Лев Толстой | страница 41



Уютно и пусто.

Тетушка постарела, неохотно расспрашивает она про казанских родственников; о разных неприятностях Левушки тетушка как будто ничего не знает.

На столике у тетушки лежит роман Радклиф не на английском, а на французском языке; роман многотомный, книжки маленькие, удобные, в томиках гравюрки. Сама тетушка тоже любит рассказывать страшные истории и про истории такие племянника расспрашивает.

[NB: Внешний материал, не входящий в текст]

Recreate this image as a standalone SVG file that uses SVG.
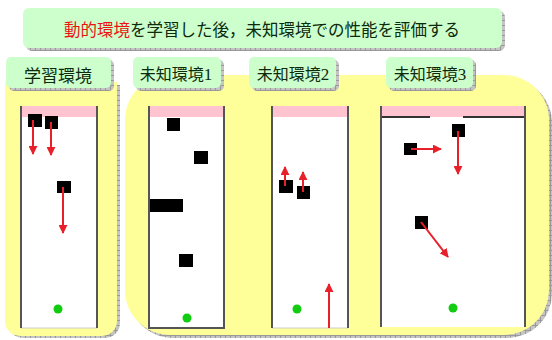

Любит сообщать светские сплетни про людей, которые изменяют друг другу и ломают семьи, но говорит, их не осуждая, и тут же со вздохом советует племяннику завести роман с замужней женщиной из хорошего общества, потому что это образует мужской характер, придает мужчине настоящий лоск.

Прислуживает тетке и ходит за ней Глафира, которую прежде звали Гашей; дворня уже называет старую деву почтительно – Агафьей Михайловной, и на улице ей кланяются.

Тот дом за рекой, куда дети с Федором Ивановичем и бабушкой ездили пить сливки и есть творог, на котором остался вкусный след от грубого холста, – тот домик состарился.

На пыльной улице села встретил казанский студент крестьянина своего Митьку Копылова. Сразу не узнал.

У Митьки теперь борода, хотя он еще и молод. На Митьке надеты лапти, он тянет соху, перевернув ее сошником вверх: будет пахать.

Опекуны уменьшают расходы; Митьку отпустили на оброк в Тулу. Митька – хороший форейтор, служил у купцов – им сейчас тоже форейторов надо. Одевали купцы своего форейтора в шелковую рубашку и бархатные штаны. Баловство!

Митькиного брата в очередь сдали на военную службу, старик отец не может тянуть два тягла, Митька не мог оставаться на оброке, потому что землю отберут. Вернулся он в деревню и вот несет тягло – так надо.

Лев Николаевич смотрит на Митьку: серьезно живут мужики. Тетке своей студент ничего не сказал, уехал в Казань.

В 1845 году, 25 августа, из Казани, робея, Толстой пишет Татьяне Ергольской, сообщая ей решение, которое не смог выговорить лично. Надо было признаться, что два года пропали даром и он не выполнил того, за что взялся.

Семнадцатилетний Толстой пишет: «Хотя и с опозданием, а все-таки я вам пишу; себе в оправдание я мог бы много наврать, но я этого не сделаю, а просто сознаюсь, что я негодяй, не заслуживающий вашей любви. И хотя он сознает это и также всем сердцем вас любит, но у него столько недостатков, притом он такой лентяй, что не умеет доказать вам своей любви. А за нее простите его. Вот уже три дня, как мы в Казани. Не знаю, одобрите ли вы это, но я переменил факультет и перешел на юридический. Нахожу, что применение этой науки легче и более подходяще к нашей частной жизни, нежели другие; поэтому я и доволен переменой. Сообщу теперь свои планы и какую я намереваюсь вести жизнь. Выезжать в свет не буду совсем. Буду поровну заниматься музыкой, рисованием, языками и лекциями в университете. Дай бог, чтобы у меня хватило твердости привести эти намерения в исполнение».